▶ _GIVEN INFORMATION_

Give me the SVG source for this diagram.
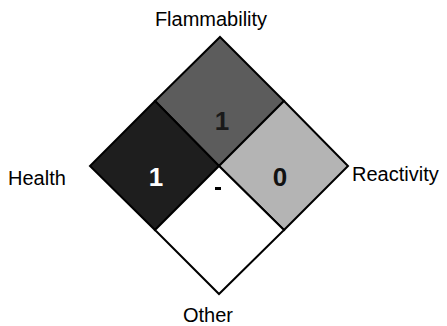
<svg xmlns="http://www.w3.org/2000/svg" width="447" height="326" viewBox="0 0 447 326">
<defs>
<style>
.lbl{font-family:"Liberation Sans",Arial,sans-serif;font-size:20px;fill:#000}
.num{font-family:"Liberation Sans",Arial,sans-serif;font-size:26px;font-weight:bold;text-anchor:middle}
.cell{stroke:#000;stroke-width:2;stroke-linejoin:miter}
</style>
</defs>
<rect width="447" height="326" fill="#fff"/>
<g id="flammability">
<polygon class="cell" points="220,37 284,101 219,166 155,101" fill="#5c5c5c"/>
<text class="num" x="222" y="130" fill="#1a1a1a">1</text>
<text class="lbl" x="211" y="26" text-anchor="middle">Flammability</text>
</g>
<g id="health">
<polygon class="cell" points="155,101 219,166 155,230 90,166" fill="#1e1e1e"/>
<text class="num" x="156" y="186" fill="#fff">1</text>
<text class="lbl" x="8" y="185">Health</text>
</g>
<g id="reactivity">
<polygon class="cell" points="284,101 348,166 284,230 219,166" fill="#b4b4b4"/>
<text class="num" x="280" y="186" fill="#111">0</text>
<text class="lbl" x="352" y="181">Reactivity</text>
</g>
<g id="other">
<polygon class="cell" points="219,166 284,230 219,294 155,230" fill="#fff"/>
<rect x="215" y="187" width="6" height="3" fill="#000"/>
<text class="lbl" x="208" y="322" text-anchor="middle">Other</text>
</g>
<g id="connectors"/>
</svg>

▶ _DIRECTION_
Write out the listing above again, exactly, but with no pictures in the copy.

▶ _WORKED ANSWER_
Give me the SVG source for this diagram.
<svg xmlns="http://www.w3.org/2000/svg" width="447" height="326" viewBox="0 0 447 326">
<defs>
<style>
.lbl{font-family:"Liberation Sans",Arial,sans-serif;font-size:20px;fill:#000}
.num{font-family:"Liberation Sans",Arial,sans-serif;font-size:26px;font-weight:bold;text-anchor:middle}
.cell{stroke:#000;stroke-width:2;stroke-linejoin:miter}
</style>
</defs>
<rect width="447" height="326" fill="#fff"/>
<g id="flammability">
<polygon class="cell" points="220,37 284,101 219,166 155,101" fill="#5c5c5c"/>
<text class="num" x="222" y="130" fill="#1a1a1a">1</text>
<text class="lbl" x="211" y="26" text-anchor="middle">Flammability</text>
</g>
<g id="health">
<polygon class="cell" points="155,101 219,166 155,230 90,166" fill="#1e1e1e"/>
<text class="num" x="156" y="186" fill="#fff">1</text>
<text class="lbl" x="8" y="185">Health</text>
</g>
<g id="reactivity">
<polygon class="cell" points="284,101 348,166 284,230 219,166" fill="#b4b4b4"/>
<text class="num" x="280" y="186" fill="#111">0</text>
<text class="lbl" x="352" y="181">Reactivity</text>
</g>
<g id="other">
<polygon class="cell" points="219,166 284,230 219,294 155,230" fill="#fff"/>
<rect x="215" y="187" width="6" height="3" fill="#000"/>
<text class="lbl" x="208" y="322" text-anchor="middle">Other</text>
</g>
<g id="connectors"/>
</svg>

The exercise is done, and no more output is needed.